- Born: Marian Effie Sulzberger December 31, 1918 Manhattan, New York City, New York, U.S.
- Died: March 14, 2019 (aged 100)
- Occupations: Newspaper executive, philanthropist
- Years active: 1963–1997
- Employer: The New York Times
- Spouse(s): Orvil E. Dryfoos (m. 1941; died 1963) Andrew Heiskell (m. 1965; died 2003)
- Children: 3
- Parent(s): Arthur Hays Sulzberger Iphigene Ochs Sulzberger
- Relatives: Ruth Sulzberger Holmberg (sister) Judith Sulzberger (sister) Arthur Ochs Sulzberger (brother)

= Marian Sulzberger Heiskell =

American newspaper executive and philanthropist (1918–2019)

Marian Sulzberger Heiskell (born Marian Effie Sulzberger; December 31, 1918 – March 14, 2019) was an American newspaper executive and philanthropist, and a member of the family that owns The New York Times.

==Early life==
She was born Marian Effie Sulzberger on December 31, 1918 in Manhattan, New York to parents Arthur Hays Sulzberger and Iphigene Sulzberger (née Ochs). She was the sister of Ruth Sulzberger Holmberg, Judith Sulzberger and Arthur Ochs "Punch" Sulzberger.

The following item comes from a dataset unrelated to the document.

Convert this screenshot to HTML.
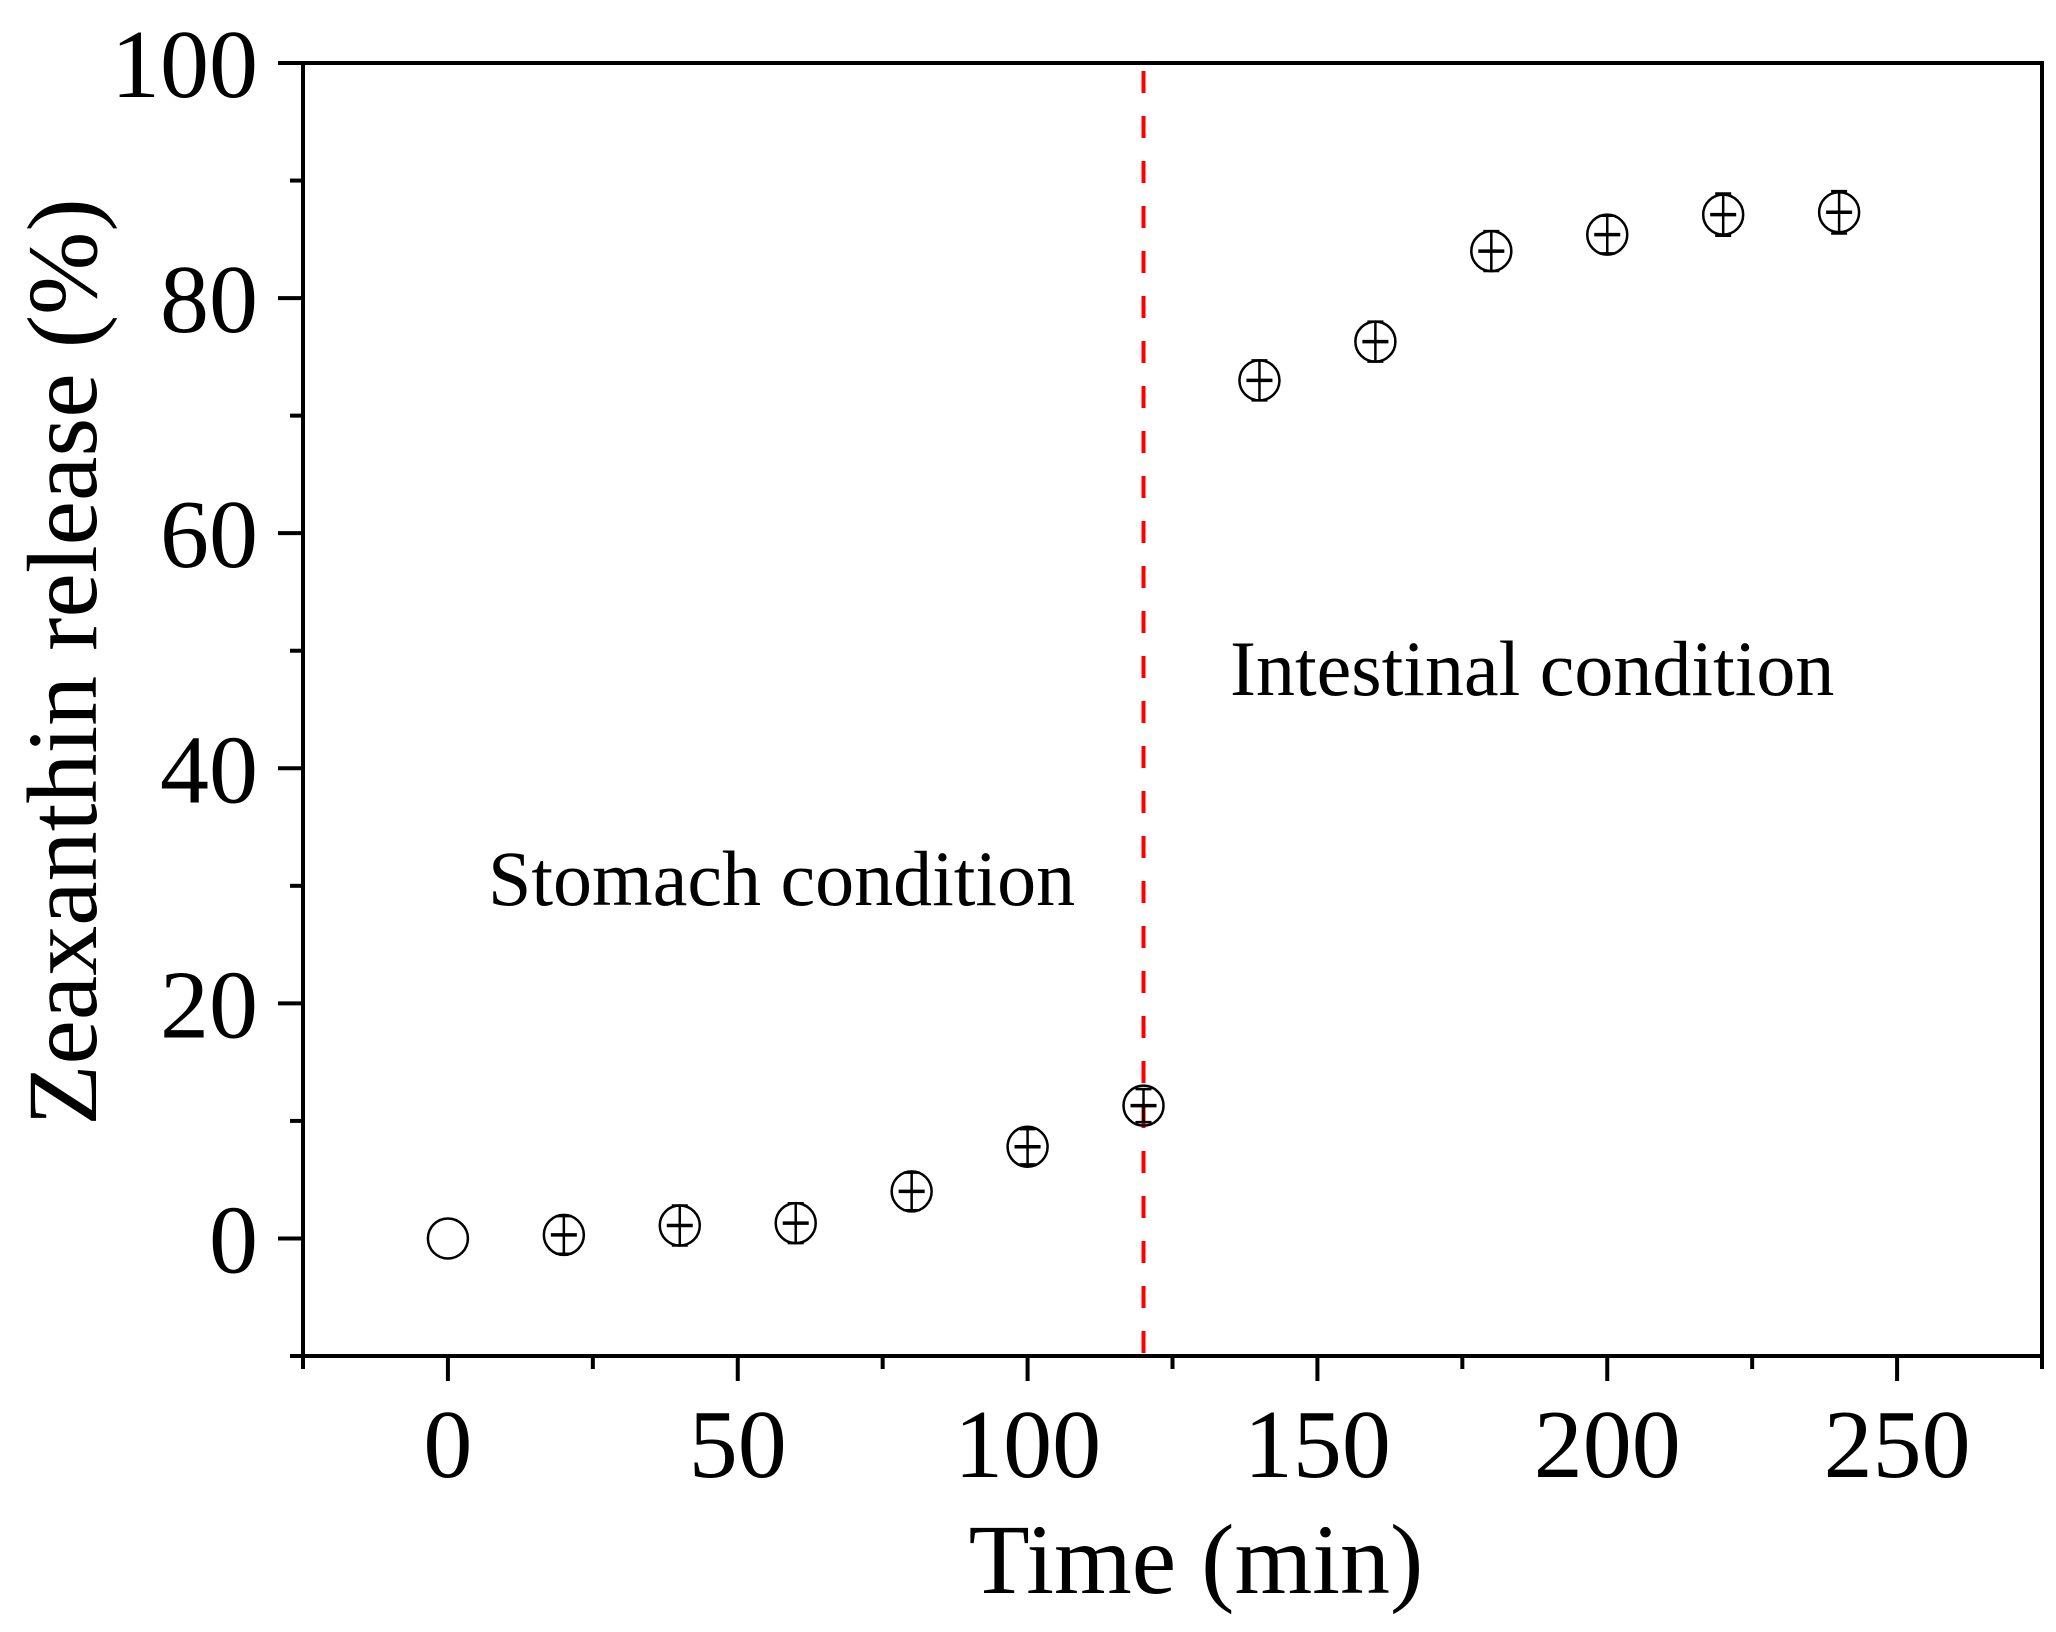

Her first marriage was to Orvil E. Dryfoos in 1941. They had three children. She later married Andrew Heiskell, who was at the time the chairman of Time Inc., in 1965.

==Career==
Heiskell was known for her work in publishing, conservation and philanthropy. As a member of the Sulzberger family that controls The New York Times, she became a director of the Times in 1963, holding the position for 34 years. Outside of the Times, she was also credited for having originated the concept for People Magazine.

In the area of conservation, she founded the Council on the Environment of New York City, now known as Grow NYC, in 1970. Heiskell was a chairwoman of the National Parks of New York Harbor Conservancy.

From 1990 to 2012, she was the chairwoman of New 42nd Street, a non-profit organization dedicated to revitalizing New York's 42nd Street Theater District.

She was a board member of The New York Botanical Garden, New Yorkers for Parks, Audubon New York, and the Community Service Society of New York.

==Awards==
In 2004, Heiskell received the Thomas W. Keesee, Jr. Conservation Award, followed by the Rachel Carson Award in 2013, both given by the Audubon Society. In 2005 she received the Land Conservation award from the Open Space Institute. In 2018 she received the Federal Hall Medal for Leadership from the New York Harbor Parks Conservancy, an organization she had played a role in founding.